_Aim_. Your task is to give the listing below back word for word, pictures excluded.

_Rows from a dataset of charts and code_.
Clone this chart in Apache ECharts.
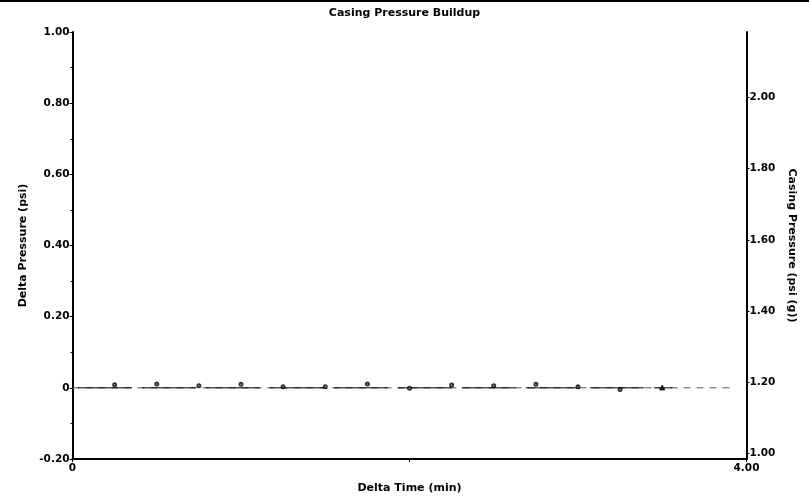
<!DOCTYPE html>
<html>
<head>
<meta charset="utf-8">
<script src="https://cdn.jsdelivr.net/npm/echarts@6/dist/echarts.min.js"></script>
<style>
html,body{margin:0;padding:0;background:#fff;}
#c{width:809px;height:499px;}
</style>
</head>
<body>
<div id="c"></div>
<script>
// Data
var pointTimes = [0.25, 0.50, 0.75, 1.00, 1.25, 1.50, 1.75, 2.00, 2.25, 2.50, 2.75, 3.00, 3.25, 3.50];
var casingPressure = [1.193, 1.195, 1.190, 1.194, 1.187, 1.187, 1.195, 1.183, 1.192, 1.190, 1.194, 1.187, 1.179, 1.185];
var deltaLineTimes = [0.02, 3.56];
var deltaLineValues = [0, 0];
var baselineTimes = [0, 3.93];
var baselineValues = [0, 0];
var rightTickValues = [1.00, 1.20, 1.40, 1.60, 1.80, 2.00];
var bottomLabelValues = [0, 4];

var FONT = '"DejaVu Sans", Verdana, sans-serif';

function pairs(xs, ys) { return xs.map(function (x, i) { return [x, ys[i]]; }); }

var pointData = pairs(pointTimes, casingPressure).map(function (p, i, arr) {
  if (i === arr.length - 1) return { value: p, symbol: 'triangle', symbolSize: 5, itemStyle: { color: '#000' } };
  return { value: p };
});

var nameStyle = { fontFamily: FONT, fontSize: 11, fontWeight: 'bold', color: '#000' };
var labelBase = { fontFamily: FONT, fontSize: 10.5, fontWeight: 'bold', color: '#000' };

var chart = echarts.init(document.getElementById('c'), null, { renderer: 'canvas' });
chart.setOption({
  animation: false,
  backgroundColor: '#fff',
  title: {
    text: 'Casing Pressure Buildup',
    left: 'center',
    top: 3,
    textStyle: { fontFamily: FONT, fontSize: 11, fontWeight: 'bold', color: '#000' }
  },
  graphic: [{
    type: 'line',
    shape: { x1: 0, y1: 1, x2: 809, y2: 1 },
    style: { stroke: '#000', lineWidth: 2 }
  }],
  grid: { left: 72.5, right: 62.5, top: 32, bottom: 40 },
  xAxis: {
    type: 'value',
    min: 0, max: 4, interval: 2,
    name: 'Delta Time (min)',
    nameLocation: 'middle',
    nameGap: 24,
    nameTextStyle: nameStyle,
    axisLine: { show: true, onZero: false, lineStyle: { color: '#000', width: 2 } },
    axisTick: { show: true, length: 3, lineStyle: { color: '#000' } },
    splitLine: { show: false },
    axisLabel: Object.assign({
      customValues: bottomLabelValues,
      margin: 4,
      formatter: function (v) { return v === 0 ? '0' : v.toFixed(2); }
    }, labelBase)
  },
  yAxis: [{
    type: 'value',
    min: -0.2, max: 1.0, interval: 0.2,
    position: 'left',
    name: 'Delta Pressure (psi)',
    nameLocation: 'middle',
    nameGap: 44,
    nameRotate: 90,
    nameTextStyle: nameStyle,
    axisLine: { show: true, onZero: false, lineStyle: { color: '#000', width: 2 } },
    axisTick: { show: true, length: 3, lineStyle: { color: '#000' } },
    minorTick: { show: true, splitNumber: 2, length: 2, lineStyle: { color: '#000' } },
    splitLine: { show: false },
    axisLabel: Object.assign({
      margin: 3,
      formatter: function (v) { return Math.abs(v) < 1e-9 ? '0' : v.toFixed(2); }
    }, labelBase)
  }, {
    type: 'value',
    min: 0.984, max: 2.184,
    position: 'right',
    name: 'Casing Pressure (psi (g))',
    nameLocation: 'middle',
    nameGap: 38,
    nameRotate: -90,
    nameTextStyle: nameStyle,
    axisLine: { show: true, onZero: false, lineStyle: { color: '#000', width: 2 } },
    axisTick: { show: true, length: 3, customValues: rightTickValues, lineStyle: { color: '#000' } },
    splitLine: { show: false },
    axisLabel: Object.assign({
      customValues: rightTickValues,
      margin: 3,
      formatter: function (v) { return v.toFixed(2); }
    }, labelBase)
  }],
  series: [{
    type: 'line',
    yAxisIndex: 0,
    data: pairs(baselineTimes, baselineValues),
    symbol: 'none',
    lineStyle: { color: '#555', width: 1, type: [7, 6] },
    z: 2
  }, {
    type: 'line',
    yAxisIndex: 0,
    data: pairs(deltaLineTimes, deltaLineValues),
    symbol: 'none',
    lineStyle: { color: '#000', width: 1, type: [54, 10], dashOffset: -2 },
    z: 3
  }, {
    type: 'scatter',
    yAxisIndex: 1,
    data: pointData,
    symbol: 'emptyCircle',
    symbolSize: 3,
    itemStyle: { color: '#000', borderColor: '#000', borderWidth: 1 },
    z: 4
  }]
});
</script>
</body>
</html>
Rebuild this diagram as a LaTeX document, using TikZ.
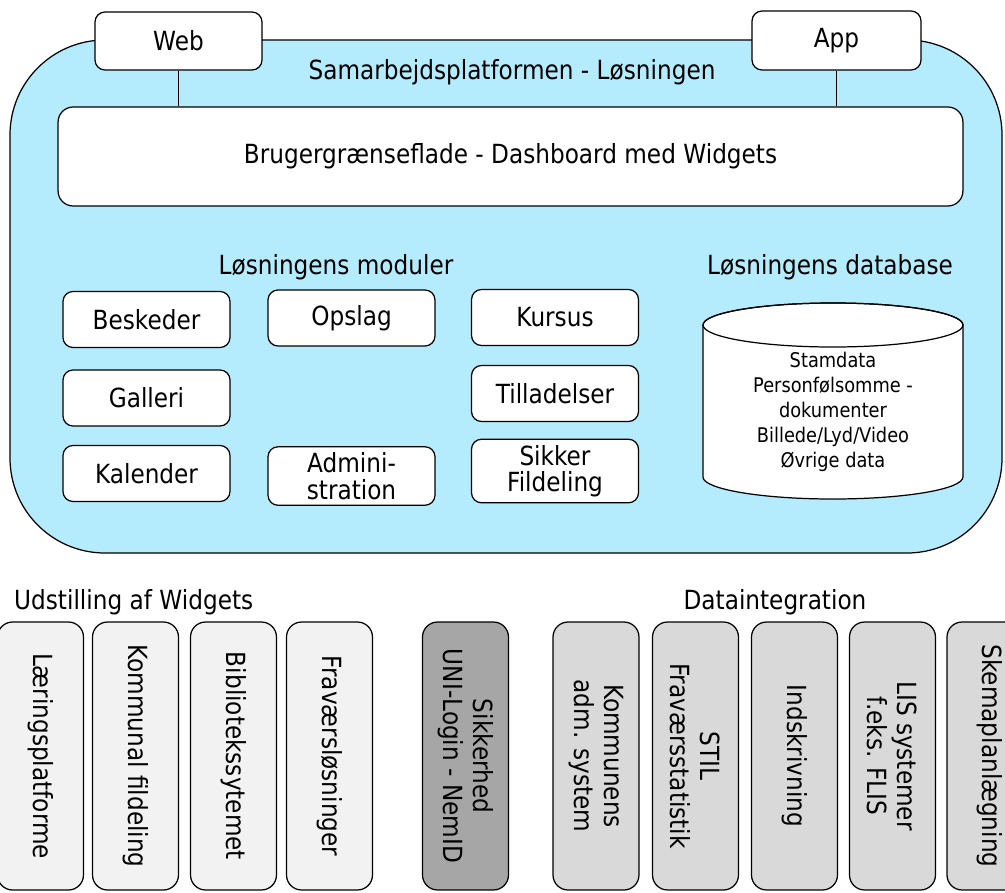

_Task answer_.
Clone this chart in Apache ECharts.
<!DOCTYPE html>
<html>
<head>
<meta charset="utf-8">
<script src="https://cdn.jsdelivr.net/npm/echarts@6/dist/echarts.min.js"></script>
<style>
html,body{margin:0;padding:0;background:#fff;}
#c{width:809px;height:499px;}
</style>
</head>
<body>
<div id="c"></div>
<script>
// Data
var pointTimes = [0.25, 0.50, 0.75, 1.00, 1.25, 1.50, 1.75, 2.00, 2.25, 2.50, 2.75, 3.00, 3.25, 3.50];
var casingPressure = [1.193, 1.195, 1.190, 1.194, 1.187, 1.187, 1.195, 1.183, 1.192, 1.190, 1.194, 1.187, 1.179, 1.185];
var deltaLineTimes = [0.02, 3.56];
var deltaLineValues = [0, 0];
var baselineTimes = [0, 3.93];
var baselineValues = [0, 0];
var rightTickValues = [1.00, 1.20, 1.40, 1.60, 1.80, 2.00];
var bottomLabelValues = [0, 4];

var FONT = '"DejaVu Sans", Verdana, sans-serif';

function pairs(xs, ys) { return xs.map(function (x, i) { return [x, ys[i]]; }); }

var pointData = pairs(pointTimes, casingPressure).map(function (p, i, arr) {
  if (i === arr.length - 1) return { value: p, symbol: 'triangle', symbolSize: 5, itemStyle: { color: '#000' } };
  return { value: p };
});

var nameStyle = { fontFamily: FONT, fontSize: 11, fontWeight: 'bold', color: '#000' };
var labelBase = { fontFamily: FONT, fontSize: 10.5, fontWeight: 'bold', color: '#000' };

var chart = echarts.init(document.getElementById('c'), null, { renderer: 'canvas' });
chart.setOption({
  animation: false,
  backgroundColor: '#fff',
  title: {
    text: 'Casing Pressure Buildup',
    left: 'center',
    top: 3,
    textStyle: { fontFamily: FONT, fontSize: 11, fontWeight: 'bold', color: '#000' }
  },
  graphic: [{
    type: 'line',
    shape: { x1: 0, y1: 1, x2: 809, y2: 1 },
    style: { stroke: '#000', lineWidth: 2 }
  }],
  grid: { left: 72.5, right: 62.5, top: 32, bottom: 40 },
  xAxis: {
    type: 'value',
    min: 0, max: 4, interval: 2,
    name: 'Delta Time (min)',
    nameLocation: 'middle',
    nameGap: 24,
    nameTextStyle: nameStyle,
    axisLine: { show: true, onZero: false, lineStyle: { color: '#000', width: 2 } },
    axisTick: { show: true, length: 3, lineStyle: { color: '#000' } },
    splitLine: { show: false },
    axisLabel: Object.assign({
      customValues: bottomLabelValues,
      margin: 4,
      formatter: function (v) { return v === 0 ? '0' : v.toFixed(2); }
    }, labelBase)
  },
  yAxis: [{
    type: 'value',
    min: -0.2, max: 1.0, interval: 0.2,
    position: 'left',
    name: 'Delta Pressure (psi)',
    nameLocation: 'middle',
    nameGap: 44,
    nameRotate: 90,
    nameTextStyle: nameStyle,
    axisLine: { show: true, onZero: false, lineStyle: { color: '#000', width: 2 } },
    axisTick: { show: true, length: 3, lineStyle: { color: '#000' } },
    minorTick: { show: true, splitNumber: 2, length: 2, lineStyle: { color: '#000' } },
    splitLine: { show: false },
    axisLabel: Object.assign({
      margin: 3,
      formatter: function (v) { return Math.abs(v) < 1e-9 ? '0' : v.toFixed(2); }
    }, labelBase)
  }, {
    type: 'value',
    min: 0.984, max: 2.184,
    position: 'right',
    name: 'Casing Pressure (psi (g))',
    nameLocation: 'middle',
    nameGap: 38,
    nameRotate: -90,
    nameTextStyle: nameStyle,
    axisLine: { show: true, onZero: false, lineStyle: { color: '#000', width: 2 } },
    axisTick: { show: true, length: 3, customValues: rightTickValues, lineStyle: { color: '#000' } },
    splitLine: { show: false },
    axisLabel: Object.assign({
      customValues: rightTickValues,
      margin: 3,
      formatter: function (v) { return v.toFixed(2); }
    }, labelBase)
  }],
  series: [{
    type: 'line',
    yAxisIndex: 0,
    data: pairs(baselineTimes, baselineValues),
    symbol: 'none',
    lineStyle: { color: '#555', width: 1, type: [7, 6] },
    z: 2
  }, {
    type: 'line',
    yAxisIndex: 0,
    data: pairs(deltaLineTimes, deltaLineValues),
    symbol: 'none',
    lineStyle: { color: '#000', width: 1, type: [54, 10], dashOffset: -2 },
    z: 3
  }, {
    type: 'scatter',
    yAxisIndex: 1,
    data: pointData,
    symbol: 'emptyCircle',
    symbolSize: 3,
    itemStyle: { color: '#000', borderColor: '#000', borderWidth: 1 },
    z: 4
  }]
});
</script>
</body>
</html>
Rebuild this diagram as a LaTeX document, using TikZ.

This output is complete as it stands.